You are viewing a plain text version of this content. The canonical link for it is here.
Posted to oro-user@jakarta.apache.org by "Daniel F. Savarese" <df...@savarese.org> on 2001/07/26 16:25:54 UTC

Re: searching in a text file

In message <3B...@dia.uniroma3.it>, Andrea Palmieri writes:
>I am new to Oro. I noticed that Perl5StreamInput and methods
>manipulating Perl5StreamInput have been removed in the version 2.0. Is
>there any other way to seach text from a file?

Read in the entire file and do the search in memory.  This is what
winds up happening for most regular expressions anyway.  There's
a paper (mentioned in the CHANGES file) explaining why.  The instant
you start throwing in stuff like .*, any stream matcher is going to
have to read in the entire input anyway and probably backtrack after
htitting the end.  This is pretty much why it was removed, so as not
to fool the programmer something more efficient was going on.  The
situation is slightly different with AWK expressions, so AwkStreamInput
remains and you can use that to directly search a stream.
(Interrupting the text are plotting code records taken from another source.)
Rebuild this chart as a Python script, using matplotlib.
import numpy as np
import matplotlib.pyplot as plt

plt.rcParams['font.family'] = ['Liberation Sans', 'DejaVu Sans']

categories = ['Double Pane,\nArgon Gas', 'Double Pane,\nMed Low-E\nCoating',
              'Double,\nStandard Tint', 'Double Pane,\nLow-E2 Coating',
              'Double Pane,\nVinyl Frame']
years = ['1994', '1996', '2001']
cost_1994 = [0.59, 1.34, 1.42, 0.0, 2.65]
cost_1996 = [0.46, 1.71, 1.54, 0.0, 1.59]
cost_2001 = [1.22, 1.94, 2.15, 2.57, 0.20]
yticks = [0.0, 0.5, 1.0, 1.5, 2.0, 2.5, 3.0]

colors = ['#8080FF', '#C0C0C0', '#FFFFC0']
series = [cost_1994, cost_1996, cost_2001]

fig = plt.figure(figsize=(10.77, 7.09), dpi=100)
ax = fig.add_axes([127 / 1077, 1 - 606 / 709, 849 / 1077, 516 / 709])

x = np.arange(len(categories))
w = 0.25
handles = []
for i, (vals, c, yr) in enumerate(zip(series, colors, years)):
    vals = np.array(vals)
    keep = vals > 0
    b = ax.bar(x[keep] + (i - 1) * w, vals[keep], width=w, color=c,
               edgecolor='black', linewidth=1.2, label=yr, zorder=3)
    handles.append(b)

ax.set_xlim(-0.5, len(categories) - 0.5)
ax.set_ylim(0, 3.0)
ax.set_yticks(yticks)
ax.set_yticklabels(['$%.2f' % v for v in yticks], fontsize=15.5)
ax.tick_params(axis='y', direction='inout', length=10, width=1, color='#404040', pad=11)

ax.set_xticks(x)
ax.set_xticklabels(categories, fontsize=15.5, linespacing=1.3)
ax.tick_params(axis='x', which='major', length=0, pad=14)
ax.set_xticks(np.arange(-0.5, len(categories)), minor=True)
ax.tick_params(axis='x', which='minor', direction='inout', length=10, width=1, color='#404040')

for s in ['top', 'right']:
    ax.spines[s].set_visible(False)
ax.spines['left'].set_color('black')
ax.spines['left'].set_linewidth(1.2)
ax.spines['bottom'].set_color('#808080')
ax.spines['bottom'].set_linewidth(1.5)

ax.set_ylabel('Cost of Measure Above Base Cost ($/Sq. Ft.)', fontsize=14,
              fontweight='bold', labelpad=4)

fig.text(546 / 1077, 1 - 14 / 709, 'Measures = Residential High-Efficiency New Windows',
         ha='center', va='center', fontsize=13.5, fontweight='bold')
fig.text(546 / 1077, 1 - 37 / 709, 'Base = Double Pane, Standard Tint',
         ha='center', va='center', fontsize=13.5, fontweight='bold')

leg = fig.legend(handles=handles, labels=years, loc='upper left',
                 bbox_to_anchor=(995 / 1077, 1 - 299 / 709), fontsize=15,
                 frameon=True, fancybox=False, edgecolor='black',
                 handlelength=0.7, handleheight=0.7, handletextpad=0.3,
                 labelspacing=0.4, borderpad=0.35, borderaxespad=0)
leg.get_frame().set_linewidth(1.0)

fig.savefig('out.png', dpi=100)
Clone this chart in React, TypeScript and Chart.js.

Stream matching is something that may have to be revisited in a future
version, but a better interface will have to be devised and, at least
for Perl expressions, a contract specified that chunks the input like
expect does, so you accept that there's a limited buffering/lookahead
in the stream.  Another alternative for Perl is to make all stream
matching non-greedy.  At any rate, stream matching used to be a
distinguishing feature of the software, but I observed how it was
behaving most of the time, did a little analysis and dug up the ACM
paper which confirmed my analysis, so Perl5StreamInput/Perl5Reader had
to be removed.

daniel